Freshly-arrived asylum seekers in Europe can once again be sent back to Greece if that was their first entry point, under a new EU recommendation. It amounts to reinstatement of the EU's severely tested "Dublin" system.
Greece was expected to accept back asylum seekers who from Wednesday turn up in other EU member nations as the 28-nation bloc sought a gradual resumption of its "Dublin" asylum system alongside its "Schengen" open-borders ethos.
The reinstatement is based on a European Commission recommendation issued in December.
Explicitly excluded from such returns will be vulnerable asylum applicants, such as unaccompanied minors.
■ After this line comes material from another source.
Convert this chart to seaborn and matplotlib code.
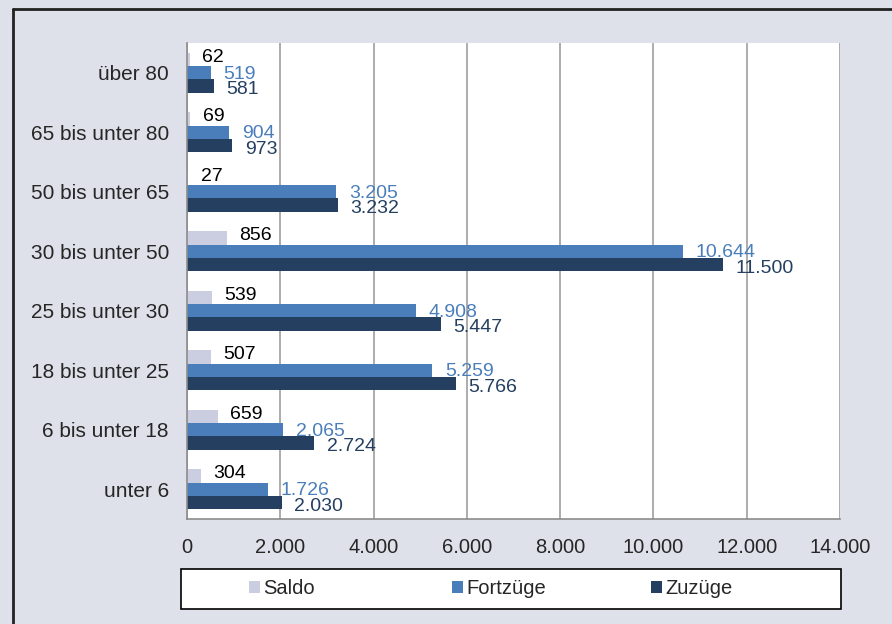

Applicants who were present in other EU nations before March 15 will "in most cases" still have their claims processed in those nations.
'Dublin' indispensible, says commisson
Reinstatement of "Dublin" - requiring any asylum bid to be processed by the EU nation in which the applicant first arrives - is described by the European Commission as "indispensable" for the "normal functioning" of Europe's 26-nation "Schengen" area initiated by five of them in 1995.
It harmonized visa policies and allowed motorists and travelers to cross borders without policing checks, except during limited-term emergency periods.
"Dublin," expanded since 12 EU nations launched it in 1997, was suspended in 2011 because of "systemic deficiencies" seen in Greece's asylum practices by the European Court of Human Rights and the European Court of Justice.
Its practices broke down in 2015 during migrant arrivals via the western Balkans route, now largely closed by fences, which saw 1.1 million migrants reach Germany.
Instructions from de Maizìere
Germany's interior ministry said late Tuesday the plan applied to solo asylum seekers, married couples and families "without problem constellations" as well as convicts and persons regarded as Gefährder or potential terrorist threats.
Minister Thomas de Maizière had instructed the Nuremburg-based BAMF federal agency for migrants and refugees to begin implementation, his ministry said.
The refugee advocacy group Pro Asyl (Pro Asylum) has long maintained that a "humanitarian crisis" remains on Greek islands especially and has accused Germany of being slow in taking in recognized refugees reallocated from Greece and Italy - another facet of intended EU load-sharing.
The commission maintains that Greece can receive back asylum applicants because it has since made "significant progress," assisted by entities such as the EU's European Asylum Support Office and non-governmental organizations (NGOs).
"We need to return to an orderly system," said the commission is afact sheet first published on December 8, which insists that "secondary movements" of asylum seekers from Greece to other EU nations had undermined Schengen.
It cautioned, however, that "applicants should only be transferred if the Greek authorities give individual assurances in each case" that the applicant would be put in appropriate centers and handled on the basis of EU law.
"For the time being, the transfer of vulnerable migrants (especially unaccompanied minors) back to Greece is not recommended," it said.
Turkey-to-Greece numbers dwindle
Arrivals in Greece shrunk to 2480 in January and February, according to the UN's refugee agency, in the wake of an EU-Turkey deal reached in March last year.
It requires Turkey - which internally has 2.7 million refugees, mostly from war-torn Syria - to receive back asylum seekers newly arrived on Greek islands and to crack down of people smugglers who provided boats in Aegean waters.
In exchange the EU pledged six billion euros ($6.4 billion) for improvements of living conditions of refugees already inside Turkey.
Despite President Tayyip Erdogan's strident criticism of Europe, Turkey's EU Affairs minister Ömer Celik on Monday and Tuesday said Turkey "should re-evaluate" land-passage aspects of the deal, but added that Turkey would not reopen its Aegean border.
State media quoted him as saying Turkey's maritime border with Greece was too dangerous for refugee crossings.